GIVEN REQUEST – Images are not part of the copy; write out the rest of the data exactly as given.

MATERIAL –
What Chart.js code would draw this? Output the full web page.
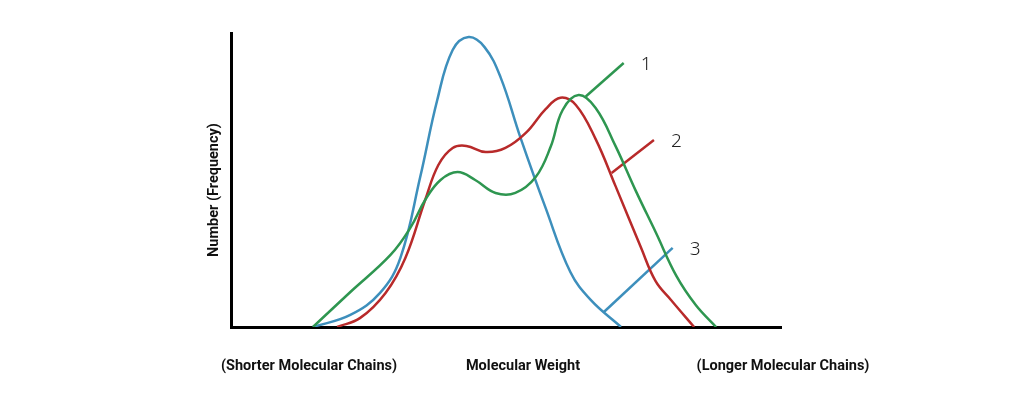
<!DOCTYPE html>
<html>
<head>
<meta charset="utf-8">
<script src="https://cdn.jsdelivr.net/npm/chart.js@4/dist/chart.umd.min.js"></script>
<style>
  html, body { margin: 0; padding: 0; background: #fff; }
  #wrap { width: 1024px; height: 403px; position: relative; }
</style>
</head>
<body>
<div id="wrap"><canvas id="mwChart"></canvas></div>
<script>
// Curve values (x = molecular weight, y = frequency, both 0-100)
const blueX  = [14.9, 21.7, 27.1, 30.8, 34.4, 37.5, 40.3, 43.2, 46.1, 49.0, 52.6, 57.2, 61.7, 65.4, 70.9];
const blueY  = [0, 4.1, 11.6, 23.5, 51.0, 77.2, 94.2, 98.6, 95.2, 85.0, 64.6, 40.5, 18.7, 9.2, 0];
const redX   = [19.3, 23.5, 28.1, 31.7, 35.3, 37.7, 40.3, 42.8, 46.3, 49.9, 53.6, 57.2, 59.9, 62.7, 66.3, 69.9, 74.5, 77.2, 80.0, 84.2];
const redY   = [0, 3.1, 11.6, 23.5, 43.2, 55.1, 60.9, 61.6, 59.5, 60.9, 66.0, 74.1, 78.0, 75.5, 63.9, 48.0, 27.2, 15.6, 9.2, 0];
const greenX = [14.9, 21.7, 29.0, 32.6, 35.3, 38.1, 41.2, 44.4, 48.1, 51.7, 55.4, 58.1, 60.3, 63.2, 66.3, 69.9, 73.6, 77.2, 81.0, 84.5, 88.2];
const greenY = [0, 11.9, 24.5, 33.7, 43.2, 50.0, 52.7, 50.0, 45.6, 45.6, 51.0, 61.2, 73.8, 78.9, 74.5, 61.6, 46.3, 32.3, 17.3, 7.5, 0];

// leader lines from each curve to its number label
const leaderLabels = ['1', '2', '3'];
const leaderX = [[64.5, 71.4], [69.2, 76.9], [67.8, 80.3]];
const leaderY = [[78.4, 89.8], [52.4, 63.6], [5.1, 26.9]];

const axisLabels = ['(Shorter Molecular Chains)', 'Molecular Weight', '(Longer Molecular Chains)'];
const yTitle = 'Number (Frequency)';

const GREEN = '#2e9650';
const RED = '#b82a2a';
const BLUE = '#3d8fbc';
const leaderColors = [GREEN, RED, BLUE];

function toPoints(xs, ys) {
  return xs.map((x, i) => ({ x: x, y: ys[i] }));
}

function curve(xs, ys, color) {
  return {
    data: toPoints(xs, ys),
    borderColor: color,
    borderWidth: 2.5,
    pointRadius: 0,
    fill: false,
    tension: 0.4
  };
}

const datasets = [
  curve(greenX, greenY, GREEN),
  curve(redX, redY, RED),
  curve(blueX, blueY, BLUE)
];
leaderX.forEach((xs, i) => {
  datasets.push({
    data: toPoints(xs, leaderY[i]),
    borderColor: leaderColors[i],
    borderWidth: 2.5,
    pointRadius: 0,
    tension: 0
  });
});

// text: number labels, bottom labels and rotated y title
const textPlugin = {
  id: 'textPlugin',
  afterDraw(chart) {
    const ctx = chart.ctx;
    const xs = chart.scales.x, ys = chart.scales.y;
    const area = chart.chartArea;
    ctx.save();
    ctx.fillStyle = '#222';
    ctx.font = '300 19px "Noto Sans"';
    ctx.textBaseline = 'middle';
    ctx.textAlign = 'left';
    leaderLabels.forEach((t, i) => {
      const px = xs.getPixelForValue(leaderX[i][1]);
      const py = ys.getPixelForValue(leaderY[i][1]);
      ctx.fillText(t, px + 17, py + 2);
    });

    ctx.fillStyle = '#111';
    ctx.font = 'bold 14.5px Roboto';
    ctx.textAlign = 'center';
    const by = 366;
    ctx.fillText(axisLabels[0], 309, by);
    ctx.fillText(axisLabels[1], 523, by);
    ctx.fillText(axisLabels[2], 783, by);

    ctx.translate(214, (area.top + area.bottom) / 2 + 10);
    ctx.rotate(-Math.PI / 2);
    ctx.fillText(yTitle, 0, 0);
    ctx.restore();
  }
};

new Chart(document.getElementById('mwChart'), {
  type: 'line',
  data: { datasets: datasets },
  options: {
    responsive: true,
    maintainAspectRatio: false,
    animation: false,
    layout: { padding: { left: 223, right: 243, top: 33, bottom: 68 } },
    plugins: { legend: { display: false }, tooltip: { enabled: false } },
    scales: {
      x: {
        type: 'linear', min: 0, max: 100,
        grid: { display: false },
        ticks: { display: false },
        border: { display: true, color: '#000', width: 3 }
      },
      y: {
        min: 0, max: 100,
        grid: { display: false },
        ticks: { display: false },
        border: { display: true, color: '#000', width: 3 }
      }
    }
  },
  plugins: [textPlugin]
});
</script>
</body>
</html>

ANSWER –
What Chart.js code would draw this? Output the full web page.
<!DOCTYPE html>
<html>
<head>
<meta charset="utf-8">
<script src="https://cdn.jsdelivr.net/npm/chart.js@4/dist/chart.umd.min.js"></script>
<style>
  html, body { margin: 0; padding: 0; background: #fff; }
  #wrap { width: 1024px; height: 403px; position: relative; }
</style>
</head>
<body>
<div id="wrap"><canvas id="mwChart"></canvas></div>
<script>
// Curve values (x = molecular weight, y = frequency, both 0-100)
const blueX  = [14.9, 21.7, 27.1, 30.8, 34.4, 37.5, 40.3, 43.2, 46.1, 49.0, 52.6, 57.2, 61.7, 65.4, 70.9];
const blueY  = [0, 4.1, 11.6, 23.5, 51.0, 77.2, 94.2, 98.6, 95.2, 85.0, 64.6, 40.5, 18.7, 9.2, 0];
const redX   = [19.3, 23.5, 28.1, 31.7, 35.3, 37.7, 40.3, 42.8, 46.3, 49.9, 53.6, 57.2, 59.9, 62.7, 66.3, 69.9, 74.5, 77.2, 80.0, 84.2];
const redY   = [0, 3.1, 11.6, 23.5, 43.2, 55.1, 60.9, 61.6, 59.5, 60.9, 66.0, 74.1, 78.0, 75.5, 63.9, 48.0, 27.2, 15.6, 9.2, 0];
const greenX = [14.9, 21.7, 29.0, 32.6, 35.3, 38.1, 41.2, 44.4, 48.1, 51.7, 55.4, 58.1, 60.3, 63.2, 66.3, 69.9, 73.6, 77.2, 81.0, 84.5, 88.2];
const greenY = [0, 11.9, 24.5, 33.7, 43.2, 50.0, 52.7, 50.0, 45.6, 45.6, 51.0, 61.2, 73.8, 78.9, 74.5, 61.6, 46.3, 32.3, 17.3, 7.5, 0];

// leader lines from each curve to its number label
const leaderLabels = ['1', '2', '3'];
const leaderX = [[64.5, 71.4], [69.2, 76.9], [67.8, 80.3]];
const leaderY = [[78.4, 89.8], [52.4, 63.6], [5.1, 26.9]];

const axisLabels = ['(Shorter Molecular Chains)', 'Molecular Weight', '(Longer Molecular Chains)'];
const yTitle = 'Number (Frequency)';

const GREEN = '#2e9650';
const RED = '#b82a2a';
const BLUE = '#3d8fbc';
const leaderColors = [GREEN, RED, BLUE];

function toPoints(xs, ys) {
  return xs.map((x, i) => ({ x: x, y: ys[i] }));
}

function curve(xs, ys, color) {
  return {
    data: toPoints(xs, ys),
    borderColor: color,
    borderWidth: 2.5,
    pointRadius: 0,
    fill: false,
    tension: 0.4
  };
}

const datasets = [
  curve(greenX, greenY, GREEN),
  curve(redX, redY, RED),
  curve(blueX, blueY, BLUE)
];
leaderX.forEach((xs, i) => {
  datasets.push({
    data: toPoints(xs, leaderY[i]),
    borderColor: leaderColors[i],
    borderWidth: 2.5,
    pointRadius: 0,
    tension: 0
  });
});

// text: number labels, bottom labels and rotated y title
const textPlugin = {
  id: 'textPlugin',
  afterDraw(chart) {
    const ctx = chart.ctx;
    const xs = chart.scales.x, ys = chart.scales.y;
    const area = chart.chartArea;
    ctx.save();
    ctx.fillStyle = '#222';
    ctx.font = '300 19px "Noto Sans"';
    ctx.textBaseline = 'middle';
    ctx.textAlign = 'left';
    leaderLabels.forEach((t, i) => {
      const px = xs.getPixelForValue(leaderX[i][1]);
      const py = ys.getPixelForValue(leaderY[i][1]);
      ctx.fillText(t, px + 17, py + 2);
    });

    ctx.fillStyle = '#111';
    ctx.font = 'bold 14.5px Roboto';
    ctx.textAlign = 'center';
    const by = 366;
    ctx.fillText(axisLabels[0], 309, by);
    ctx.fillText(axisLabels[1], 523, by);
    ctx.fillText(axisLabels[2], 783, by);

    ctx.translate(214, (area.top + area.bottom) / 2 + 10);
    ctx.rotate(-Math.PI / 2);
    ctx.fillText(yTitle, 0, 0);
    ctx.restore();
  }
};

new Chart(document.getElementById('mwChart'), {
  type: 'line',
  data: { datasets: datasets },
  options: {
    responsive: true,
    maintainAspectRatio: false,
    animation: false,
    layout: { padding: { left: 223, right: 243, top: 33, bottom: 68 } },
    plugins: { legend: { display: false }, tooltip: { enabled: false } },
    scales: {
      x: {
        type: 'linear', min: 0, max: 100,
        grid: { display: false },
        ticks: { display: false },
        border: { display: true, color: '#000', width: 3 }
      },
      y: {
        min: 0, max: 100,
        grid: { display: false },
        ticks: { display: false },
        border: { display: true, color: '#000', width: 3 }
      }
    }
  },
  plugins: [textPlugin]
});
</script>
</body>
</html>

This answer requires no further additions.